On Behalf of | Apr 5, 2022 | Legal Malpractice |

People in every profession do things incorrectly from time to time, even though they have the best intentions. Although it’s an inconvenience or worse for you, it does happen. Things like that do not always signify someone’s inability to do their job. 

What about errors made by your attorney? You rely upon that individual to guide you through the intricacies of your case, give you reliable, timely advice and vigorously represent you in court. You want and expect everything to be done right. As a client, you deserve that. However, if mistakes are made by your attorney, should they be classified as legal malpractice or get chalked up to simple human error? 

Standards to apply when determining legal malpractice

There are a few elements to examine if you suspect legal malpractice by your attorney but are not sure. Ask yourself the following:

  1. Were you harmed by the error and can it be proven?  For instance, an attorney missing a court appearance is very unfortunate and incredibly frustrating for you, but did it directly result in the loss of your case? Did you sacrifice a monetary judgment that otherwise would have come your way? Can you demonstrate that those setbacks for you came about because of your attorney’s actions?
  2. Does the mistake seem to have been caused by negligence by your attorney?  Attorneys can only go by what they are aware of at a particular time.

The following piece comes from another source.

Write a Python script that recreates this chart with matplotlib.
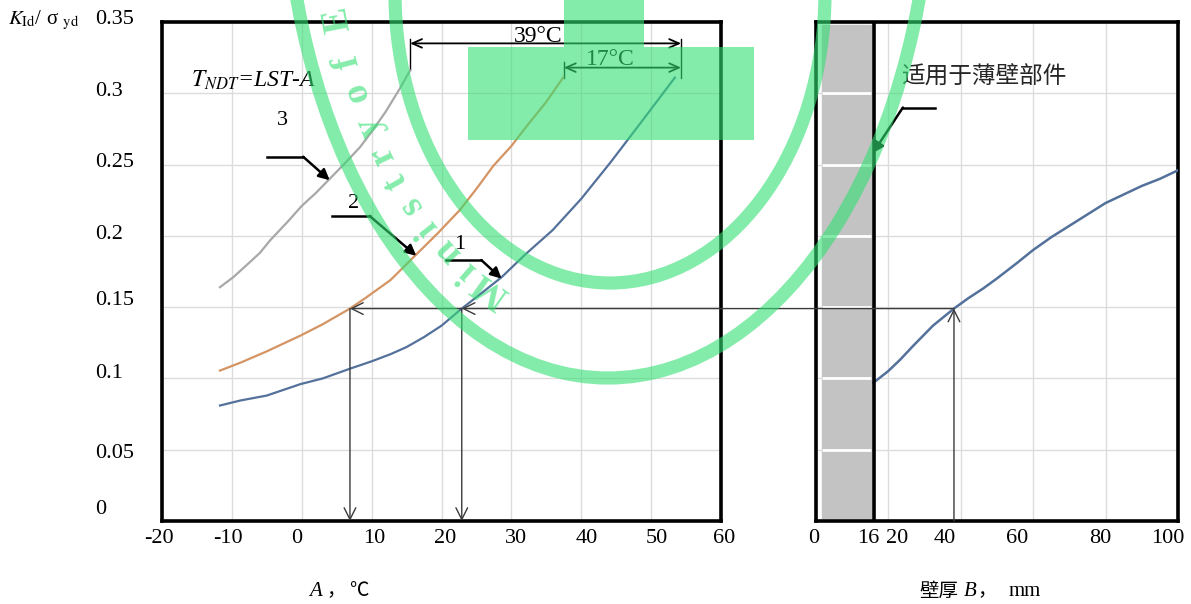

Looking back, it’s easy to say they could have or should have known something, but it might not have been possible at an earlier time. Ask yourself this question: Was the attorney’s conduct consistent or not with a reasonable level of professional behavior?

Consider the facts carefully before you act

If you do initiate a legal malpractice lawsuit, there is a lot to think over, like possibly hiring an expert to substantiate your claim of legal malpractice. You’ll also need qualified, experienced representation to help you prove your case.